Former Ultimate Fighting Championship (UFC) Heavyweight title contender Antonio Silva is all set to make his professional kickboxing debut at the upcoming GLORY 46 card on Oct. 14, 2017 inside Guangzhou Gymnasium in Guangzhou, China.

His opponent?

None other than current GLORY world champion and all-around knockout machine, Rico Verhoeven. It’s a fight that was initially met with harsh criticism, as Verhoeven is seemingly in the prime of his career with 13 straight wins while “Bigfoot” has lost five straight, including eight of nine.

For Silva, critics are part of the fight game.

“Critics will always exist and we have to know how to deal with them,” Silva told MMA Fighting. “Sometimes they don’t even mean to criticize you, but they are just jealous they wanted to be a professional fighter and don’t have that talent. I was always a humble person, I came from a humble family in Paraíba and competed around the world, and some people don’t accept that,” he added.

To hear “Bigfoot” tell it, in a fist fight, anything can happen and counting him completely out is simply the wrong thing to do.

“It’s a heavyweight fight and anything can happen. I respect Rico, he’s the champion, but when I step into the ring anything can happen.”

Silva says there was no hesitation on his end to accept the fight, and says though he may be counted out, his track record shows that he can make a fight interesting.

“I went five rounds with Mark Hunt, and we stood and fought for 22 minutes. I knocked out (Alistair) Overeem, a K-1 champion,” he continued. “Every athlete has to be versatile. I started in karate, but I always trained everything. Not having to worry about getting taken down or being pressed against the cage makes the camp and the actual fight easier.”
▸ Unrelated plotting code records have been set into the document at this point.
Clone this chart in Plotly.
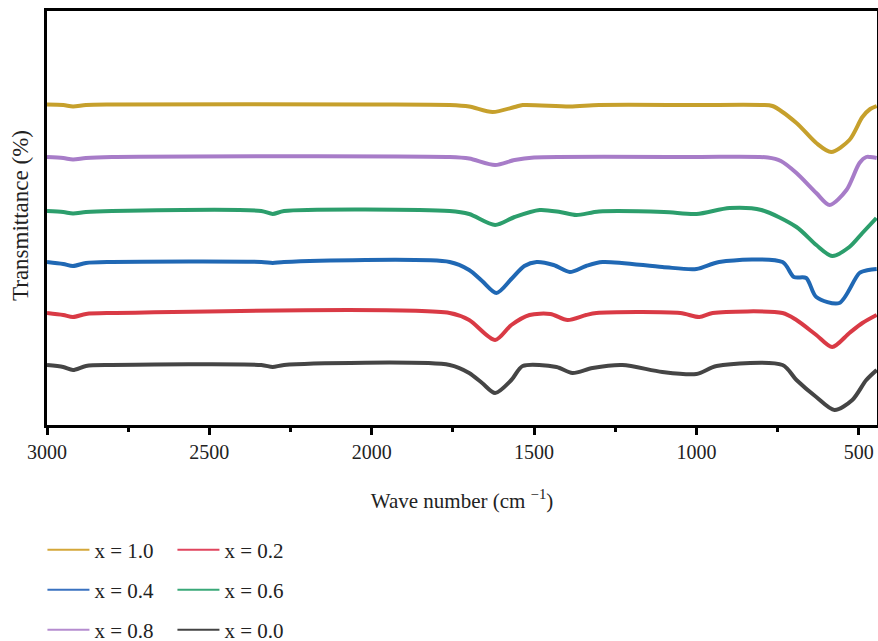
import plotly.graph_objects as go

# Wavenumbers (cm^-1) and stacked transmittance values (arbitrary units, offset per sample)
wn_10 = [3000, 2950, 2920, 2880, 2800, 2000, 1760, 1700, 1628, 1560, 1535, 1390, 1300, 1000, 800, 766, 692, 631, 585, 529, 489, 465, 445]
t_10 = [320.5, 320, 318.5, 320, 320.5, 320.5, 320, 318.5, 313, 318, 320, 318.5, 320, 320, 320, 319, 302, 282, 273, 285, 308, 316, 319]

wn_08 = [3000, 2950, 2920, 2880, 2800, 1760, 1700, 1620, 1560, 1500, 1000, 780, 740, 692, 631, 590, 538, 498, 477, 465, 445]
t_08 = [268, 267, 265.5, 267, 268, 268, 266.5, 260, 265, 267.5, 268, 267.5, 264, 252, 232, 220, 235, 262, 268, 268, 267]

wn_06 = [3000, 2950, 2920, 2880, 2800, 2340, 2305, 2270, 1760, 1700, 1620, 1560, 1483, 1420, 1370, 1300, 1100, 1000, 898, 800, 692, 631, 582, 529, 489, 446]
t_06 = [214, 213, 211.5, 213, 214, 214, 211, 214, 214, 211, 200, 208, 215, 213, 210, 213.5, 213, 211, 217, 215, 198, 180, 169, 178, 192, 207]

wn_04 = [3000, 2950, 2920, 2880, 2800, 2340, 2305, 2270, 1760, 1700, 1660, 1616, 1570, 1530, 1492, 1440, 1390, 1340, 1289, 1105, 1000, 930, 735, 700, 662, 631, 560, 498, 470, 445]
t_04 = [163, 161, 159, 162, 163, 163, 162, 163, 163, 155, 144, 132, 146, 159, 163, 160, 153, 159, 163, 158, 156, 163, 163, 148, 147, 128, 122, 152, 155, 156]

wn_02 = [3000, 2950, 2920, 2880, 2800, 1760, 1700, 1620, 1570, 1514, 1450, 1397, 1340, 1308, 1050, 991, 950, 735, 692, 631, 582, 529, 489, 445]
t_02 = [112, 110, 108, 111, 112, 112, 105, 85, 100, 110, 111, 105, 110, 112, 112, 108, 112, 112, 105, 90, 78, 92, 102, 110]

wn_00 = [3000, 2950, 2920, 2880, 2800, 2340, 2305, 2270, 1760, 1700, 1660, 1620, 1570, 1535, 1431, 1382, 1320, 1228, 1105, 1000, 938, 735, 692, 631, 575, 520, 477, 445]
t_00 = [60, 58, 55, 59, 60, 60, 58, 60, 60, 52, 42, 32, 45, 59, 58, 52, 57, 60, 53, 51, 59, 60, 45, 28, 15, 25, 45, 55]

tick_vals = [3000, 2500, 2000, 1500, 1000, 500]
tick_text = ["3000", "2500", "2000", "1500", "1000", "500"]

# legend order (row-wise, two per row)
series = [
    ("x = 1.0", wn_10, t_10, "#C6A02C", "#D4A73A", "legend"),
    ("x = 0.2", wn_02, t_02, "#D93A45", "#E0455E", "legend"),
    ("x = 0.4", wn_04, t_04, "#2068B4", "#3A72C0", "legend2"),
    ("x = 0.6", wn_06, t_06, "#2C9E6C", "#3AA878", "legend2"),
    ("x = 0.8", wn_08, t_08, "#A77CC8", "#B58CCF", "legend3"),
    ("x = 0.0", wn_00, t_00, "#454545", "#444444", "legend3"),
]

fig = go.Figure()
for name, wx, ty, col, lcol, lg in series:
    fig.add_trace(go.Scatter(
        x=wx, y=ty, name=name, mode="lines", showlegend=False,
        line=dict(color=col, width=4, shape="spline", smoothing=0.8),
        hoverinfo="skip",
    ))
for name, wx, ty, col, lcol, lg in series:
    # legend entry with thin line, like the reference key
    fig.add_trace(go.Scatter(
        x=[None], y=[None], name=name, mode="lines",
        line=dict(color=lcol, width=2), legend=lg,
    ))

ff = "Liberation Serif, serif"
tc = "#222222"

fig.update_layout(
    width=878, height=641,
    margin=dict(l=47, r=1, t=11, b=216, autoexpand=False),
    plot_bgcolor="white", paper_bgcolor="white",
    font=dict(family=ff, size=21, color=tc),
    xaxis=dict(
        range=[3000, 444], showgrid=False, zeroline=False, automargin=False,
        showline=True, linecolor="black", linewidth=3, mirror=True,
        ticks="outside", ticklen=7, tickwidth=3, tickcolor="black",
        tickmode="array", tickvals=tick_vals, ticktext=tick_text, ticklabelstandoff=0,
        minor=dict(ticks="outside", ticklen=4, tickwidth=3, tickcolor="black", dtick=250, tick0=0),
        tickfont=dict(size=20, family="Liberation Serif", color=tc, weight="normal"),
        title=dict(text="Wave number (cm <sup>−1</sup>)", font=dict(size=21, family=ff, color=tc), standoff=32),
    ),
    yaxis=dict(
        range=[0, 414], showgrid=False, zeroline=False, showticklabels=False, automargin=False,
        showline=True, linecolor="black", linewidth=3, mirror=True, ticks="",
    ),
    annotations=[dict(
        text="Transmittance (%)", textangle=-90, showarrow=False,
        xref="paper", yref="paper", x=(20 - 47) / 830, y=(425 - 216) / 414,
        xanchor="center", yanchor="middle",
        font=dict(size=23, family=ff, color=tc),
    )],
)

leg_common = dict(orientation="h", xanchor="left", yanchor="middle",
                  entrywidth=73, entrywidthmode="pixels", itemwidth=42,
                  font=dict(size=21, family=ff, color=tc),
                  bgcolor="rgba(0,0,0,0)", tracegroupgap=0)
fig.update_layout(
    legend=dict(x=-0.0055, y=(425 - 550) / 414, **leg_common),
    legend2=dict(x=-0.0055, y=(425 - 590) / 414, **leg_common),
    legend3=dict(x=-0.0055, y=(425 - 630) / 414, **leg_common),
)

fig.write_html("out.html", config={"displayModeBar": False},
               post_script="document.body.style.margin='0';document.body.style.overflow='hidden';")
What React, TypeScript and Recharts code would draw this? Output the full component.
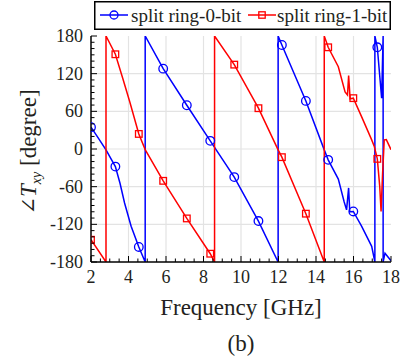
import React from 'react';
import { LineChart, Line, XAxis, YAxis, ReferenceLine, Legend } from 'recharts';

// ---- data ----
const xTicks = [2, 2.5, 3, 3.5, 4, 4.5, 5, 5.5, 6, 6.5, 7, 7.5, 8, 8.5, 9, 9.5, 10, 10.5, 11, 11.5, 12, 12.5, 13, 13.5, 14, 14.5, 15, 15.5, 16, 16.5, 17, 17.5, 18];
const xLabels = [2, 4, 6, 8, 10, 12, 14, 16, 18];
const yTicks = [-180, -170, -160, -150, -140, -130, -120, -110, -100, -90, -80, -70, -60, -50, -40, -30, -20, -10, 0, 10, 20, 30, 40, 50, 60, 70, 80, 90, 100, 110, 120, 130, 140, 150, 160, 170, 180];
const yLabels = [-180, -120, -60, 0, 60, 120, 180];
const xGrid = [4, 6, 8, 10, 12, 14, 16];
const yGrid = [-120, -60, 0, 60, 120];

const markerFreqs = [2, 3.3, 4.55, 5.85, 7.11, 8.36, 9.64, 10.93, 12.18, 13.46, 14.65, 15.99, 17.27];

const bit0Points: [number, number][] = [
  [2, 34.7], [2.4, 17], [2.8, -1.4], [3.3, -28], [3.55, -55], [3.79, -86], [4.14, -123], [4.55, -156],
  [4.89, -180], [4.89, 180], [5.85, 128], [7.11, 69.7], [8.36, 13], [9.64, -44.8], [10.93, -114.8],
  [11.98, -180], [11.98, 180], [12.18, 165.7], [13.46, 76.6], [14.44, -1.4], [14.65, -17.3], [15.19, -48],
  [15.5, -84], [15.63, -97], [15.74, -62], [15.8, -100], [15.99, -99.5], [16.43, -123], [16.97, -155],
  [17.14, -180], [17.14, 180], [17.27, 162], [17.5, 81], [17.58, 180], [17.58, -180], [17.68, -166], [18, -178],
];

const bit1Points: [number, number][] = [
  [2, -144.6], [2.8, -180], [2.8, 180], [3.3, 150.9], [3.7, 112], [4.07, 75], [4.55, 24], [4.89, -1],
  [5.85, -50.7], [7.11, -110.6], [8.36, -166.8], [8.59, -180], [8.59, 180], [9.64, 134.4], [10.93, 65],
  [11.98, -1.5], [12.18, -13], [13.46, -103], [14.44, -180], [14.44, 180], [14.65, 162], [15.19, 131],
  [15.55, 91], [15.68, 86], [15.74, 117], [15.82, 80], [15.99, 81], [16.43, 51.6], [16.97, 14.5],
  [17.11, 4], [17.27, -15.7], [17.4, -60], [17.47, -99.5], [17.55, -40], [17.64, 14.5], [17.75, 15], [18, -1],
];

const seriesNames = ['split ring-0-bit', 'split ring-1-bit'];

const bit0Data = bit0Points.map(([f, deg]) => ({ f, deg }));
const bit1Data = bit1Points.map(([f, deg]) => ({ f, deg }));

const BLUE = '#0000ff';
const RED = '#ff0000';
const FONT = '"Liberation Serif", "Times New Roman", serif';
const TXT = '#231f20';
const serif = { fontFamily: FONT };

const BottomTick = (props: any) => {
  const { x, y, payload } = props;
  const v = payload.value;
  const major = xLabels.includes(v);
  return (
    <g>
      <line x1={x} x2={x} y1={y} y2={y - (major ? 6 : 3.5)} stroke="#000" strokeWidth={1} />
      {major && (
        <text x={x} y={y + 21} textAnchor="middle" fontSize={18} style={serif} fill={TXT}>{v}</text>
      )}
    </g>
  );
};

const TopTick = (props: any) => {
  const { x, y, payload } = props;
  const major = xLabels.includes(payload.value);
  return <line x1={x} x2={x} y1={y} y2={y + (major ? 6 : 3.5)} stroke="#000" strokeWidth={1} />;
};

const LeftTick = (props: any) => {
  const { x, y, payload } = props;
  const v = payload.value;
  const major = yLabels.includes(v);
  return (
    <g>
      <line x1={x} x2={x + (major ? 6 : 3.5)} y1={y} y2={y} stroke="#000" strokeWidth={1} />
      {major && (
        <text x={x - 8} y={y + 6} textAnchor="end" fontSize={18} style={serif} fill={TXT}>{v}</text>
      )}
    </g>
  );
};

const RightTick = (props: any) => {
  const { x, y, payload } = props;
  const major = yLabels.includes(payload.value);
  return <line x1={x} x2={x - (major ? 6 : 3.5)} y1={y} y2={y} stroke="#000" strokeWidth={1} />;
};

const XLabel = (props: any) => {
  const vb = props.viewBox || { x: 91, y: 262, width: 300 };
  const cx = vb.x + vb.width / 2;
  return (
    <g>
      <text x={cx} y={vb.y + 53} textAnchor="middle" fontSize={23} style={serif} fill={TXT}>Frequency [GHz]</text>
      <text x={cx} y={vb.y + 89} textAnchor="middle" fontSize={23} style={serif} fill={TXT}>(b)</text>
    </g>
  );
};

const YLabel = (props: any) => {
  const vb = props.viewBox || { x: 31, y: 36, width: 60, height: 226 };
  const cx = vb.x + 5;
  const cy = vb.y + vb.height / 2 + 3;
  return (
    <text x={cx} y={cy} textAnchor="middle" fontSize={23} style={serif} fill={TXT} transform={`rotate(-90, ${cx}, ${cy})`}>
      <tspan style={{ fontFamily: '"DejaVu Serif", "DejaVu Sans", serif' }} fontSize={21}>∠</tspan>
      <tspan fontStyle="italic">T</tspan>
      <tspan fontStyle="italic" fontSize={14} dy={5}>xy</tspan>
      <tspan dy={-5}>{' [degree]'}</tspan>
    </text>
  );
};

const makeDot = (color: string, shape: 'circle' | 'square') => (props: any) => {
  const { cx, cy, payload, index } = props;
  if (!markerFreqs.includes(payload.f) || cx == null || cy == null) return <g key={`d-${index}`} />;
  if (shape === 'circle') {
    return <circle key={`d-${index}`} cx={cx} cy={cy} r={4.3} fill="none" stroke={color} strokeWidth={1.3} />;
  }
  return <rect key={`d-${index}`} x={cx - 3.3} y={cy - 3.3} width={6.6} height={6.6} fill="none" stroke={color} strokeWidth={1.3} />;
};

const LegendBox = () => (
  <svg width={297} height={29} style={{ display: 'block' }}>
    <rect x={0.75} y={0.75} width={295.5} height={27.5} fill="#fff" stroke="#000" strokeWidth={1.5} />
    <line x1={6} x2={34} y1={14} y2={14} stroke={BLUE} strokeWidth={1.5} />
    <circle cx={20} cy={14} r={4} fill="none" stroke={BLUE} strokeWidth={1.3} />
    <text x={37} y={21} fontSize={19} style={serif} fill={TXT}>{seriesNames[0]}</text>
    <line x1={154} x2={182} y1={14} y2={14} stroke={RED} strokeWidth={1.5} />
    <rect x={164.8} y={10.8} width={6.4} height={6.4} fill="none" stroke={RED} strokeWidth={1.3} />
    <text x={183} y={21} fontSize={19} style={serif} fill={TXT}>{seriesNames[1]}</text>
  </svg>
);

export default function App() {
  return (
    <div style={{ position: 'absolute', left: 0, top: 0, width: 408, height: 363, background: '#fff' }}>
      <LineChart width={408} height={363} margin={{ top: 36, right: 17, bottom: 71, left: 31 }} style={serif}>
        <XAxis
          xAxisId="b"
          type="number"
          dataKey="f"
          domain={[2, 18]}
          ticks={xTicks}
          interval={0}
          allowDataOverflow
          height={30}
          tickSize={0}
          tickMargin={0}
          tickLine={false}
          tick={<BottomTick />}
          axisLine={{ stroke: '#000', strokeWidth: 1.5 }}
          label={<XLabel />}
        />
        <XAxis
          xAxisId="t"
          orientation="top"
          type="number"
          dataKey="f"
          domain={[2, 18]}
          ticks={xTicks}
          interval={0}
          allowDataOverflow
          height={0}
          tickSize={0}
          tickMargin={0}
          tickLine={false}
          tick={<TopTick />}
          axisLine={{ stroke: '#000', strokeWidth: 1.5 }}
        />
        <YAxis
          yAxisId="l"
          type="number"
          domain={[-180, 180]}
          ticks={yTicks}
          interval={0}
          allowDataOverflow
          width={60}
          tickSize={0}
          tickMargin={0}
          tickLine={false}
          tick={<LeftTick />}
          axisLine={{ stroke: '#000', strokeWidth: 1.5 }}
          label={<YLabel />}
        />
        <YAxis
          yAxisId="r"
          orientation="right"
          type="number"
          domain={[-180, 180]}
          ticks={yTicks}
          interval={0}
          allowDataOverflow
          width={0}
          tickSize={0}
          tickMargin={0}
          tickLine={false}
          tick={<RightTick />}
          axisLine={{ stroke: '#000', strokeWidth: 1.5 }}
        />
        {xGrid.map((v) => (
          <ReferenceLine key={`gx${v}`} x={v} xAxisId="b" yAxisId="l" stroke="#e3e3e3" strokeWidth={1.2} />
        ))}
        {yGrid.map((v) => (
          <ReferenceLine key={`gy${v}`} y={v} xAxisId="b" yAxisId="l" stroke="#e3e3e3" strokeWidth={1.2} />
        ))}
        <Line
          data={bit0Data}
          dataKey="deg"
          name={seriesNames[0]}
          xAxisId="b"
          yAxisId="l"
          type="linear"
          stroke={BLUE}
          strokeWidth={1.5}
          dot={makeDot(BLUE, 'circle')}
          activeDot={false}
          isAnimationActive={false}
        />
        <Line
          data={bit1Data}
          dataKey="deg"
          name={seriesNames[1]}
          xAxisId="b"
          yAxisId="l"
          type="linear"
          stroke={RED}
          strokeWidth={1.5}
          dot={makeDot(RED, 'square')}
          activeDot={false}
          isAnimationActive={false}
        />
        <Legend
          layout="horizontal"
          verticalAlign="middle"
          align="center"
          content={<LegendBox />}
          wrapperStyle={{ top: 1, left: 94, width: 297, height: 29 }}
        />
      </LineChart>
    </div>
  );
}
At the end of the day, Silva says he isn’t the one going into the fight with pressure, as he is an amateur in boxing while Verhoeven has to fight up to his expectations as being a dominant champion.

It’s a similar situation Conor McGregor is facing when he steps into the boxing ring to face pound-for-pound great Floyd Mayweather on Aug. 26.

“It’s a similar situation,” Silva said. “McGregor never boxed and is going there to try to surprise. He has no pressure over himself because 99 percent of the people bet on Mayweather. He’s undefeated, 49-0, so most of the people think he will win. It’s the same thing in this fight. But we’re two human beings stepping into a ring to fight. Anything can happen in a heavyweight fight, one hand can land and change the story.”

And while Silva respects McGregor, he still feels Mayweather’s experience will ultimately give him the “W.”